Rage, fury, red mist, outbursts, lack of control, violence, temper, threats, attacks. The words we use in association with anger feel as if they should be written in red capital letters. They shout at us from the page. They signify behaviour and feelings which are dangerous and frightening.

Anger is linked with physical attacks, violent incidents, lashing out, inflicting harm. And of course it is true that anger is often the cause of anti-social, criminal actions as well as being at the root of many everyday expressions of uncontrolled feelings.

But anger itself is not a bad thing. It is a feeling, an emotion, a response to circumstances, and as such is neither good nor bad. It doesn’t seem this way when you are in the grip of an overpowering feeling of rage or are at the receiving end of someone else’s uncontrolled outburst. In these circumstances anger is frightening, unpredictable and dangerous. This is not because of the emotion itself, but because of the behaviour it leads to.

Anger is a response which is triggered when we feel we are being threatened. The threat might be to your physical safety or well-being. It could be that your idea of yourself is being challenged. The anger response is an automatic reaction when we sense an attack on ourselves or our property, our possessions, our ideas or values, on people close to or associated with us, on anything that we value as integral parts of our lives and our being.

So your anger is telling you something. When you get that adrenalin hit and your mouth goes dry and your heart starts thumping, you know that a sensitive nerve has been twanged. Own the feeling and acknowledge that your anger has been sparked.

Then pause. Just because you feel like hitting someone, or shouting, or slamming the door, or putting your foot down on the pedal, or running out of the room in tears, doesn’t mean that you have to or that you should. Although you are in the grip of a powerful emotion you still have the power of thought, and you can make a choice.
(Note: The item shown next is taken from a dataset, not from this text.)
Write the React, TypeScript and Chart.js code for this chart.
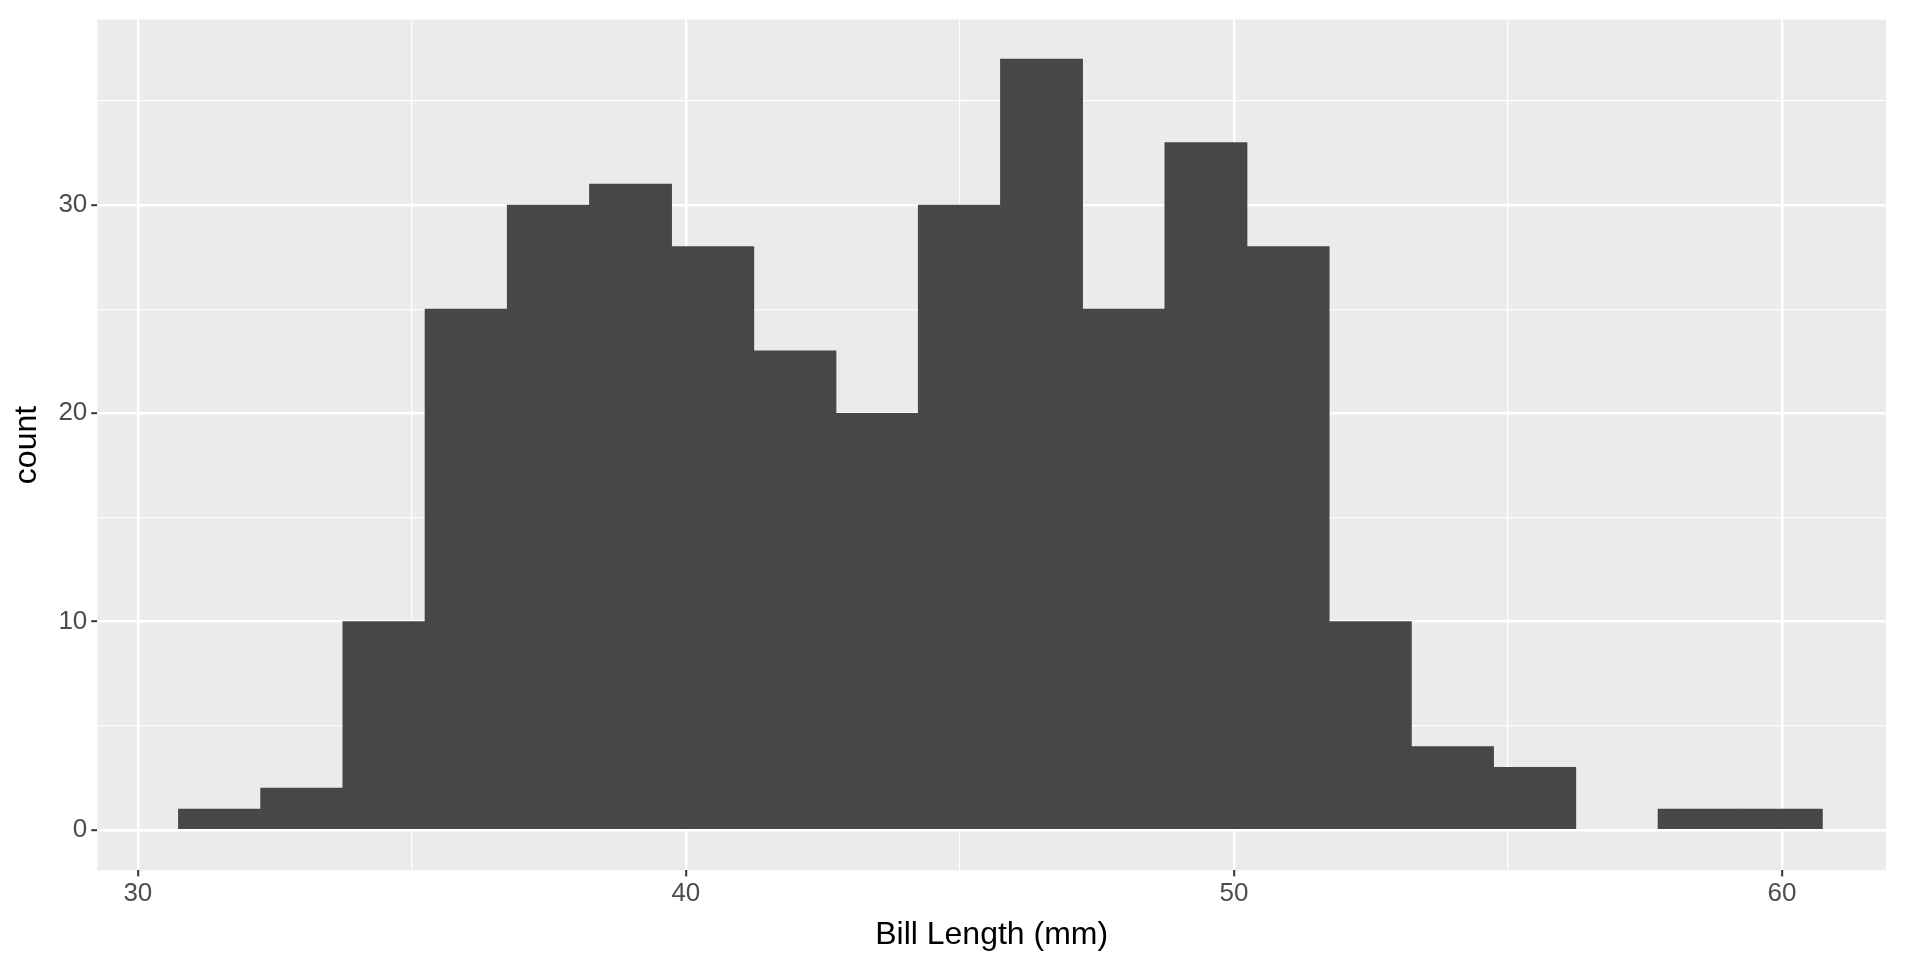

Choose which route you want your anger to take. There’s a voice in your ear that urges you to go with your instinctive response. That voice is speaking like a sound sensible friend when the situation needs an immediate response, when you need to take physical action to protect yourself or someone else from danger or attack, for example. But in other circumstances the voice is mischievous, telling you to go down a route which is destructive and unhelpful.

Greet your angry response like a friend who wishes the best for you. Something is wrong and you need to deal with it. Take control of your reaction and make a conscious effort to relax your body. Don’t react immediately. You need a bit of time to assess the situation, to identify just what you are angry about, and to decide how to respond.